Start Dataset section
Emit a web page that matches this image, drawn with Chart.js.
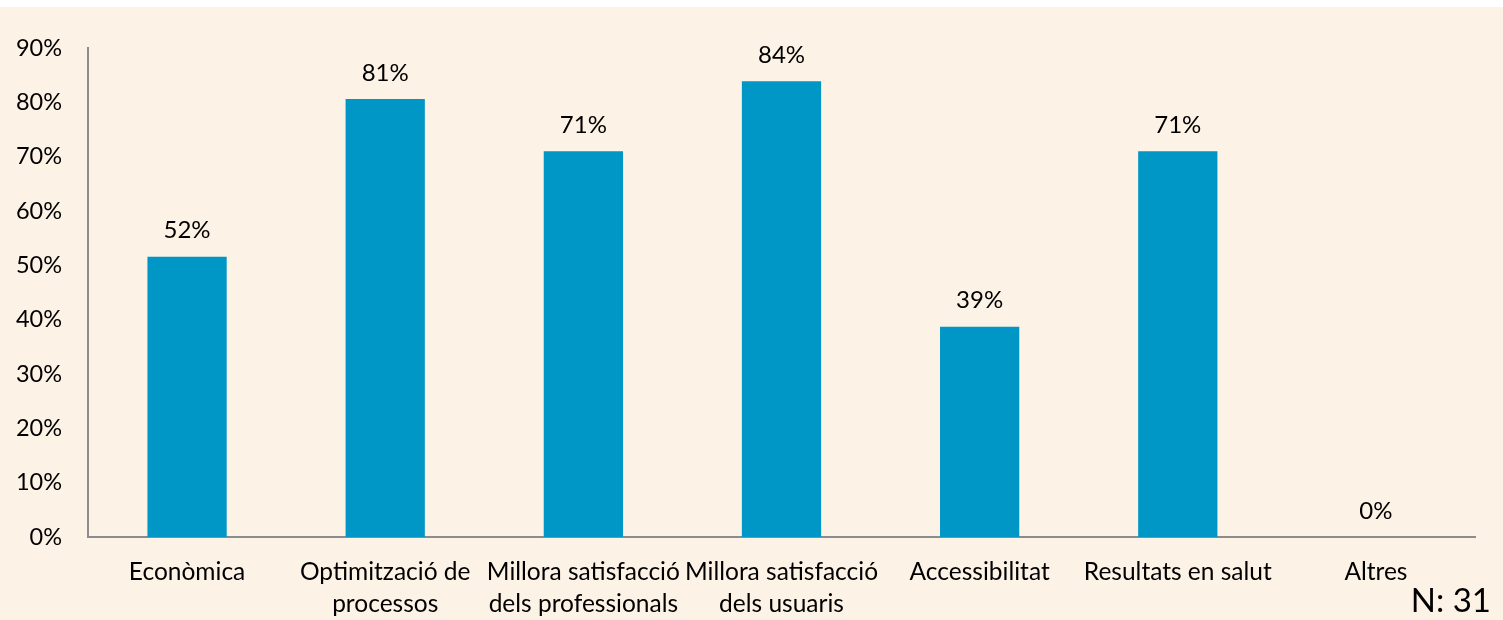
<!DOCTYPE html>
<html>
<head>
<meta charset="utf-8">
<script src="https://cdn.jsdelivr.net/npm/chart.js@4.4.1/dist/chart.umd.min.js"></script>
<style>
  html, body { margin: 0; padding: 0; background: #ffffff; }
  #wrap { position: absolute; left: 0; top: 7px; width: 1503px; height: 613px; background: #fdf2e6; }
</style>
</head>
<body>
<div id="wrap"><canvas id="myChart" width="1503" height="613"></canvas></div>
<script>
// chart data
const categories = [
  'Econòmica',
  ['Optimització de', 'processos'],
  ['Millora satisfacció', 'dels professionals'],
  ['Millora satisfacció', 'dels usuaris'],
  'Accessibilitat',
  'Resultats en salut',
  'Altres'
];
const values = [51.6, 80.6, 71.0, 83.9, 38.7, 71.0, 0];
const yTicks = [0, 10, 20, 30, 40, 50, 60, 70, 80, 90];
const sampleNote = 'N: 31';

const FONT = 'Lato, "Noto Sans", sans-serif';

// value labels above bars + N note
const labelPlugin = {
  id: 'valueLabels',
  afterDatasetsDraw(chart) {
    const ctx = chart.ctx;
    const meta = chart.getDatasetMeta(0);
    ctx.save();
    ctx.fillStyle = '#000';
    ctx.font = '24px ' + FONT;
    ctx.textAlign = 'center';
    ctx.textBaseline = 'middle';
    meta.data.forEach(function (bar, i) {
      ctx.fillText(Math.round(values[i]) + '%', bar.x, bar.y - 26);
    });
    ctx.font = '33px ' + FONT;
    ctx.textAlign = 'right';
    ctx.fillText(sampleNote, chart.width - 12, 594);
    ctx.restore();
  }
};

new Chart(document.getElementById('myChart').getContext('2d'), {
  type: 'bar',
  data: {
    labels: categories,
    datasets: [{
      data: values,
      backgroundColor: '#0096c5',
      barPercentage: 0.8,
      categoryPercentage: 0.5
    }]
  },
  options: {
    responsive: false,
    animation: false,
    layout: { padding: { top: 41, right: 28, left: 0, bottom: 0 } },
    plugins: { legend: { display: false }, tooltip: { enabled: false } },
    scales: {
      x: {
        grid: { display: false },
        border: { display: true, color: '#8c8c8c', width: 2 },
        ticks: {
          color: '#000',
          font: { family: FONT, size: 24.5, lineHeight: 1.27 },
          maxRotation: 0,
          autoSkip: false,
          padding: 12
        },
        afterFit(scale) { scale.height = 83; }
      },
      y: {
        min: 0,
        max: 90,
        afterBuildTicks(scale) { scale.ticks = yTicks.map(v => ({ value: v })); },
        grid: { display: false, drawTicks: false },
        border: { display: true, color: '#8c8c8c', width: 2 },
        ticks: {
          color: '#000',
          font: { family: FONT, size: 23.5 },
          padding: 26,
          callback: v => v + '%'
        },
        afterFit(scale) { scale.width = 88; }
      }
    }
  },
  plugins: [labelPlugin]
});
</script>
</body>
</html>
End Dataset section
Directions for this task: Take the listing above and print it exactly, apart from the pictures.

Written solution:
Emit a web page that matches this image, drawn with Chart.js.
<!DOCTYPE html>
<html>
<head>
<meta charset="utf-8">
<script src="https://cdn.jsdelivr.net/npm/chart.js@4.4.1/dist/chart.umd.min.js"></script>
<style>
  html, body { margin: 0; padding: 0; background: #ffffff; }
  #wrap { position: absolute; left: 0; top: 7px; width: 1503px; height: 613px; background: #fdf2e6; }
</style>
</head>
<body>
<div id="wrap"><canvas id="myChart" width="1503" height="613"></canvas></div>
<script>
// chart data
const categories = [
  'Econòmica',
  ['Optimització de', 'processos'],
  ['Millora satisfacció', 'dels professionals'],
  ['Millora satisfacció', 'dels usuaris'],
  'Accessibilitat',
  'Resultats en salut',
  'Altres'
];
const values = [51.6, 80.6, 71.0, 83.9, 38.7, 71.0, 0];
const yTicks = [0, 10, 20, 30, 40, 50, 60, 70, 80, 90];
const sampleNote = 'N: 31';

const FONT = 'Lato, "Noto Sans", sans-serif';

// value labels above bars + N note
const labelPlugin = {
  id: 'valueLabels',
  afterDatasetsDraw(chart) {
    const ctx = chart.ctx;
    const meta = chart.getDatasetMeta(0);
    ctx.save();
    ctx.fillStyle = '#000';
    ctx.font = '24px ' + FONT;
    ctx.textAlign = 'center';
    ctx.textBaseline = 'middle';
    meta.data.forEach(function (bar, i) {
      ctx.fillText(Math.round(values[i]) + '%', bar.x, bar.y - 26);
    });
    ctx.font = '33px ' + FONT;
    ctx.textAlign = 'right';
    ctx.fillText(sampleNote, chart.width - 12, 594);
    ctx.restore();
  }
};

new Chart(document.getElementById('myChart').getContext('2d'), {
  type: 'bar',
  data: {
    labels: categories,
    datasets: [{
      data: values,
      backgroundColor: '#0096c5',
      barPercentage: 0.8,
      categoryPercentage: 0.5
    }]
  },
  options: {
    responsive: false,
    animation: false,
    layout: { padding: { top: 41, right: 28, left: 0, bottom: 0 } },
    plugins: { legend: { display: false }, tooltip: { enabled: false } },
    scales: {
      x: {
        grid: { display: false },
        border: { display: true, color: '#8c8c8c', width: 2 },
        ticks: {
          color: '#000',
          font: { family: FONT, size: 24.5, lineHeight: 1.27 },
          maxRotation: 0,
          autoSkip: false,
          padding: 12
        },
        afterFit(scale) { scale.height = 83; }
      },
      y: {
        min: 0,
        max: 90,
        afterBuildTicks(scale) { scale.ticks = yTicks.map(v => ({ value: v })); },
        grid: { display: false, drawTicks: false },
        border: { display: true, color: '#8c8c8c', width: 2 },
        ticks: {
          color: '#000',
          font: { family: FONT, size: 23.5 },
          padding: 26,
          callback: v => v + '%'
        },
        afterFit(scale) { scale.width = 88; }
      }
    }
  },
  plugins: [labelPlugin]
});
</script>
</body>
</html>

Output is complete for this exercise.